Portico highlighted in Nature’s Call for Action to Preserve Digital Research
In Act now to stop millions of research papers from disappearing, Nature’s editorial board calls on the global research community to take steps to better preserve the growing number of research papers being produced each year, with a particular focus on at-risk publications.
Citing a study published earlier this year in the Journal of Librarianship and Scholarly Communication that says at least 2 million research articles are not being preserved, the editorial highlights three ways to help address the challenge. It emphasizes the importance of active preservation with services like Portico, highlights the role that institutional repositories can play in maintaining copies of faculty articles, and posits that national legal deposit programs can help to preserve content published in specific countries.

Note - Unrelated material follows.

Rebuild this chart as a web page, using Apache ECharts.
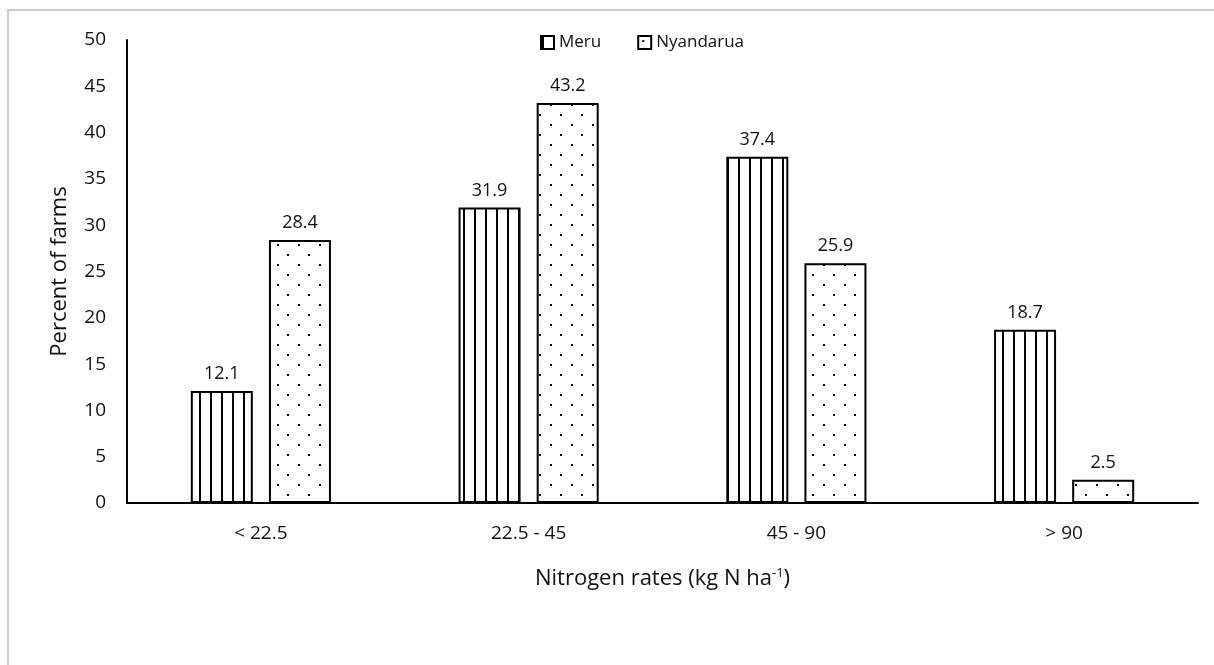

Reflecting on the challenges and proposed solutions, Kate Wittenberg, Portico Managing Director, notes that all of these approaches to digital preservation are critical and that working together as a community to invest in and leverage expertise and infrastructure is essential.
“Digital preservation is complex and multifaceted, and the task is getting larger every day,” said Wittenberg. “Organizations engaged in this work must continue to work together to preserve as much material as possible, including prioritizing at-risk content, and to draw on one another’s expertise to ensure we maintain a global network of affordable, secure, persistent archives that capture research as it is published.”
Portico preserves 40,000 journals today and has prioritized preserving small, independent and often open access publications alongside a wide range of commercial, society, and university press publishers. Portico also provides preservation services to support the work of legal deposit libraries like the British Library which is mandated to preserve publications originating within the UK. This is a model that Portico believes may work well for other national libraries.
“Portico works directly with many publishers, but we cannot do it all. Our work to enable libraries around the world to leverage our expertise and systems to support their local preservation efforts is critical,” explained Wittenberg. “The reality is that no single organization can tackle the growing amount of content in need of preservation, whether research articles or other material. and libraries have the mission, mandate, and proximity to support digital preservation of local content whether that is at the national or university level. We hope that by providing services to help them to do this, we can keep the overall system-wide costs lower while collectively preserving more material.”